In his concurring opinion, Justice Stephen G. Breyer wrote that the Court’s doctrine of tiers of scrutiny, such as the strict scrutiny applied in this case, should be viewed as a guideline rather than a mechanical test.
Justice Ruth Bader Ginsburg wrote an opinion concurring in part and dissenting in part in which she argued that there was no need to apply an exacting standard of scrutiny to a state’s endeavor to distinguish between political and judicial elections. Therefore, states should be granted broad latitude to regulate judicial elections, particularly with respect to campaign finance issues, as vast amounts of spending in judicial elections threatens the appearance and reality of an independent judiciary. Justice Breyer joined in the opinion concurring in part and dissenting in part.

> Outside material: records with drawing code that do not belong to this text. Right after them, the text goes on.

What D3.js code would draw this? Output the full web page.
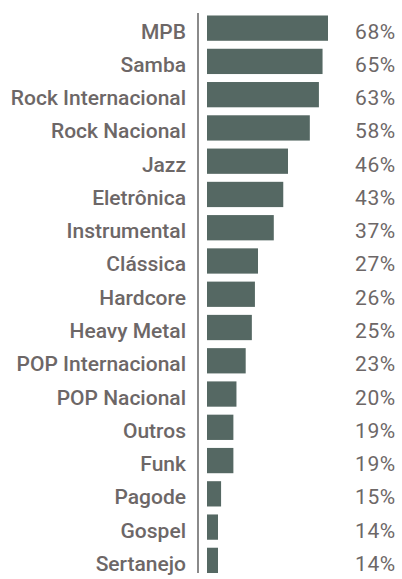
<!DOCTYPE html>
<html>
<head>
<meta charset="utf-8">
<script src="https://cdn.jsdelivr.net/npm/d3@7"></script>
<style>
  body { margin: 0; background: #fff; }
  svg { display: block; }
  .label { font-family: Roboto, 'Liberation Sans', sans-serif; font-weight: 500; font-size: 21px; fill: #6d6767; }
  .value { font-family: Roboto, 'Liberation Sans', sans-serif; font-weight: 400; font-size: 21px; letter-spacing: 0.6px; fill: #6d6767; }
</style>
</head>
<body>
<div id="chart"></div>
<script>
const genres = ['MPB', 'Samba', 'Rock Internacional', 'Rock Nacional', 'Jazz', 'Eletrônica',
  'Instrumental', 'Clássica', 'Hardcore', 'Heavy Metal', 'POP Internacional', 'POP Nacional',
  'Outros', 'Funk', 'Pagode', 'Gospel', 'Sertanejo']
const percents = [68, 65, 63, 58, 46, 43, 37, 27, 26, 25, 23, 20, 19, 19, 15, 14, 14]

const width = 402,
  height = 579

const data = genres.map((g, i) => ({ genre: g, value: percents[i] }))

const svg = d3.select('#chart')
              .append('svg')
              .attr('width', width)
              .attr('height', height)

const y = d3.scaleBand()
            .domain(genres)
            .range([11.5, 577])
            .paddingInner(0.24)
            .paddingOuter(0.12)

// the original bars are not drawn to a single linear scale,
// so use a piecewise scale that follows the picture
const x = d3.scaleLinear()
            .domain([14, 27, 46, 68])
            .range([218, 258, 288, 328])

const x0 = 207

svg.selectAll('rect.bar')
   .data(data)
   .enter()
   .append('rect')
   .attr('class', 'bar')
   .attr('x', x0)
   .attr('y', d => y(d.genre))
   .attr('width', d => x(d.value) - x0)
   .attr('height', y.bandwidth())
   .style('fill', '#556863')

svg.append('line')
   .attr('x1', 198)
   .attr('x2', 198)
   .attr('y1', 13)
   .attr('y2', 573)
   .style('stroke', '#8a8a8a')
   .style('stroke-width', 2)

svg.selectAll('text.label')
   .data(data)
   .enter()
   .append('text')
   .attr('class', 'label')
   .attr('x', 186)
   .attr('y', d => y(d.genre) + y.bandwidth() / 2)
   .attr('dy', '0.5em')
   .attr('text-anchor', 'end')
   .text(d => d.genre)

svg.selectAll('text.value')
   .data(data)
   .enter()
   .append('text')
   .attr('class', 'value')
   .attr('x', 355)
   .attr('y', d => y(d.genre) + y.bandwidth() / 2)
   .attr('dy', '0.5em')
   .text(d => d.value + '%')
</script>
</body>
</html>
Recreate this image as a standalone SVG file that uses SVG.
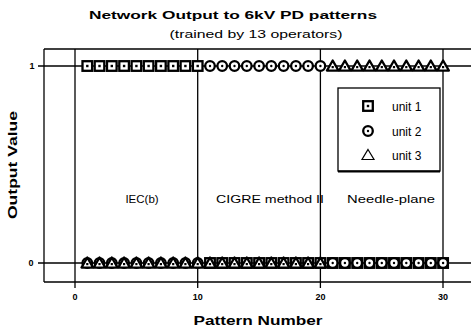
<svg xmlns="http://www.w3.org/2000/svg" xmlns:xlink="http://www.w3.org/1999/xlink" width="471" height="330" viewBox="0 0 471 330">
<style>
.ln{stroke:#000;stroke-width:1.3;fill:none}
.t{font-family:"Liberation Sans",Arial,sans-serif;fill:#000}
.b{font-weight:bold}
.mk{fill:#fff;stroke:#000;stroke-width:2.3}
</style>
<defs>
<g id="sq"><rect class="mk" x="-4.8" y="-4.8" width="9.6" height="9.6"/><rect x="-1.2" y="-1.2" width="2.4" height="2.4" fill="#000"/></g>
<g id="ci"><circle class="mk" r="4.8"/><circle r="1.2" fill="#000"/></g>
<g id="tr"><polygon class="mk" points="0,-5.5 5.8,4.6 -5.8,4.6" stroke-linejoin="round"/><rect x="-1.1" y="0" width="2.2" height="2.2" fill="#000"/></g>
</defs>
<rect width="471" height="330" fill="#fff"/>
<g id="axes">
<line class="ln" x1="44" y1="49" x2="471" y2="49"/>
<line class="ln" x1="44" y1="49" x2="44" y2="282"/>
<line class="ln" x1="44" y1="282" x2="471" y2="282"/>
<line class="ln" x1="75" y1="49" x2="75" y2="288"/>
<line class="ln" x1="197.7" y1="49" x2="197.7" y2="288"/>
<line class="ln" x1="320.4" y1="49" x2="320.4" y2="288"/>
<line class="ln" x1="443" y1="49" x2="443" y2="288"/>
<line class="ln" x1="38" y1="66" x2="471" y2="66"/>
<line class="ln" x1="38" y1="263" x2="471" y2="263"/>
</g>
<g id="markers">
<use xlink:href="#sq" x="87.3" y="66"/><use xlink:href="#sq" x="99.5" y="66"/><use xlink:href="#sq" x="111.8" y="66"/><use xlink:href="#sq" x="124.1" y="66"/><use xlink:href="#sq" x="136.4" y="66"/><use xlink:href="#sq" x="148.6" y="66"/><use xlink:href="#sq" x="160.9" y="66"/><use xlink:href="#sq" x="173.2" y="66"/><use xlink:href="#sq" x="185.4" y="66"/><use xlink:href="#sq" x="197.7" y="66"/>
<use xlink:href="#ci" x="210" y="66"/><use xlink:href="#ci" x="222.2" y="66"/><use xlink:href="#ci" x="234.5" y="66"/><use xlink:href="#ci" x="246.8" y="66"/><use xlink:href="#ci" x="259.1" y="66"/><use xlink:href="#ci" x="271.3" y="66"/><use xlink:href="#ci" x="283.6" y="66"/><use xlink:href="#ci" x="295.9" y="66"/><use xlink:href="#ci" x="308.1" y="66"/><use xlink:href="#ci" x="320.4" y="66"/>
<use xlink:href="#tr" x="332.7" y="66"/><use xlink:href="#tr" x="344.9" y="66"/><use xlink:href="#tr" x="357.2" y="66"/><use xlink:href="#tr" x="369.5" y="66"/><use xlink:href="#tr" x="381.8" y="66"/><use xlink:href="#tr" x="394" y="66"/><use xlink:href="#tr" x="406.3" y="66"/><use xlink:href="#tr" x="418.6" y="66"/><use xlink:href="#tr" x="430.8" y="66"/><use xlink:href="#tr" x="443.1" y="66"/>
<use xlink:href="#ci" x="87.3" y="263"/><use xlink:href="#ci" x="99.5" y="263"/><use xlink:href="#ci" x="111.8" y="263"/><use xlink:href="#ci" x="124.1" y="263"/><use xlink:href="#ci" x="136.4" y="263"/><use xlink:href="#ci" x="148.6" y="263"/><use xlink:href="#ci" x="160.9" y="263"/><use xlink:href="#ci" x="173.2" y="263"/><use xlink:href="#ci" x="185.4" y="263"/><use xlink:href="#ci" x="197.7" y="263"/>
<use xlink:href="#sq" x="210" y="263"/><use xlink:href="#sq" x="222.2" y="263"/><use xlink:href="#sq" x="234.5" y="263"/><use xlink:href="#sq" x="246.8" y="263"/><use xlink:href="#sq" x="259.1" y="263"/><use xlink:href="#sq" x="271.3" y="263"/><use xlink:href="#sq" x="283.6" y="263"/><use xlink:href="#sq" x="295.9" y="263"/><use xlink:href="#sq" x="308.1" y="263"/><use xlink:href="#sq" x="320.4" y="263"/>
<use xlink:href="#tr" x="87.3" y="263"/><use xlink:href="#tr" x="99.5" y="263"/><use xlink:href="#tr" x="111.8" y="263"/><use xlink:href="#tr" x="124.1" y="263"/><use xlink:href="#tr" x="136.4" y="263"/><use xlink:href="#tr" x="148.6" y="263"/><use xlink:href="#tr" x="160.9" y="263"/><use xlink:href="#tr" x="173.2" y="263"/><use xlink:href="#tr" x="185.4" y="263"/><use xlink:href="#tr" x="197.7" y="263"/>
<use xlink:href="#tr" x="210" y="263"/><use xlink:href="#tr" x="222.2" y="263"/><use xlink:href="#tr" x="234.5" y="263"/><use xlink:href="#tr" x="246.8" y="263"/><use xlink:href="#tr" x="259.1" y="263"/><use xlink:href="#tr" x="271.3" y="263"/><use xlink:href="#tr" x="283.6" y="263"/><use xlink:href="#tr" x="295.9" y="263"/><use xlink:href="#tr" x="308.1" y="263"/><use xlink:href="#tr" x="320.4" y="263"/>
<use xlink:href="#sq" x="332.7" y="263"/><use xlink:href="#sq" x="344.9" y="263"/><use xlink:href="#sq" x="357.2" y="263"/><use xlink:href="#sq" x="369.5" y="263"/><use xlink:href="#sq" x="381.8" y="263"/><use xlink:href="#sq" x="394" y="263"/><use xlink:href="#sq" x="406.3" y="263"/><use xlink:href="#sq" x="418.6" y="263"/><use xlink:href="#sq" x="430.8" y="263"/><use xlink:href="#sq" x="443.1" y="263"/>
<use xlink:href="#ci" x="332.7" y="263"/><use xlink:href="#ci" x="344.9" y="263"/><use xlink:href="#ci" x="357.2" y="263"/><use xlink:href="#ci" x="369.5" y="263"/><use xlink:href="#ci" x="381.8" y="263"/><use xlink:href="#ci" x="394" y="263"/><use xlink:href="#ci" x="406.3" y="263"/><use xlink:href="#ci" x="418.6" y="263"/><use xlink:href="#ci" x="430.8" y="263"/><use xlink:href="#ci" x="443.1" y="263"/>
</g>
<g id="legend">
<rect x="338" y="88" width="102" height="83" fill="#fff" stroke="#000" stroke-width="1.3"/>
<line x1="338" y1="171.5" x2="440" y2="171.5" stroke="#000" stroke-width="2"/>
<use xlink:href="#sq" x="368" y="106"/>
<use xlink:href="#ci" x="368" y="131"/>
<g transform="translate(368,155)"><polygon points="0,-5.5 6,4.5 -6,4.5" fill="#fff" stroke="#000" stroke-width="1.2"/></g>
<text class="t" x="392" y="111" font-size="12">unit 1</text>
<text class="t" x="392" y="136" font-size="12">unit 2</text>
<text class="t" x="392" y="160" font-size="12">unit 3</text>
</g>
<g id="labels">
<text class="t b" x="233" y="19" font-size="11.5" text-anchor="middle" textLength="288" lengthAdjust="spacingAndGlyphs">Network Output to 6kV PD patterns</text>
<text class="t" x="256" y="38" font-size="11" text-anchor="middle" textLength="173" lengthAdjust="spacingAndGlyphs">(trained by 13 operators)</text>
<text class="t" x="142" y="203" font-size="11.5" text-anchor="middle">IEC(b)</text>
<text class="t" x="270" y="203" font-size="11" text-anchor="middle" textLength="108" lengthAdjust="spacingAndGlyphs">CIGRE method II</text>
<text class="t" x="391" y="203" font-size="11" text-anchor="middle" textLength="88" lengthAdjust="spacingAndGlyphs">Needle-plane</text>
<text class="t b" x="32" y="69" font-size="9" text-anchor="middle">1</text>
<text class="t b" x="31" y="266" font-size="9" text-anchor="middle">0</text>
<text class="t b" x="75" y="300" font-size="9" text-anchor="middle">0</text>
<text class="t b" x="197.7" y="300" font-size="9" text-anchor="middle">10</text>
<text class="t b" x="320.4" y="300" font-size="9" text-anchor="middle">20</text>
<text class="t b" x="443" y="300" font-size="9" text-anchor="middle">30</text>
<text class="t b" x="258" y="325" font-size="12" text-anchor="middle" textLength="129" lengthAdjust="spacingAndGlyphs">Pattern Number</text>
<text class="t b" transform="translate(17,165) rotate(-90)" font-size="12" text-anchor="middle" textLength="108" lengthAdjust="spacingAndGlyphs">Output Value</text>
</g>
</svg>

Justice Antonin Scalia wrote a dissenting opinion in which he argued that the First Amendment protects all speech unless widespread and longstanding tradition permits its regulation, which is not the case here. Because the rule in question presumptively violates the First Amendment, the Court can only uphold it if it is narrowly tailored to serve a compelling state interest. In this case, there is no evidence that banning personal requests for contributions in a judicial election increases public faith in judicial integrity, and the rule bans much more speech than would be narrowly tailored to serve such an interest. Justice Clarence Thomas joined in the dissent. In his separate dissent, Justice Anthony M. Kennedy wrote that the First Amendment protections of speech should especially apply in an electoral context and that the majority opinion erred in its application of strict scrutiny analysis because the rule in question was not narrowly tailored to serve a compelling state interest. Justice Samuel A. Alito, Jr. also wrote a separate dissent to emphasize that the rule in question fails the test of strict scrutiny.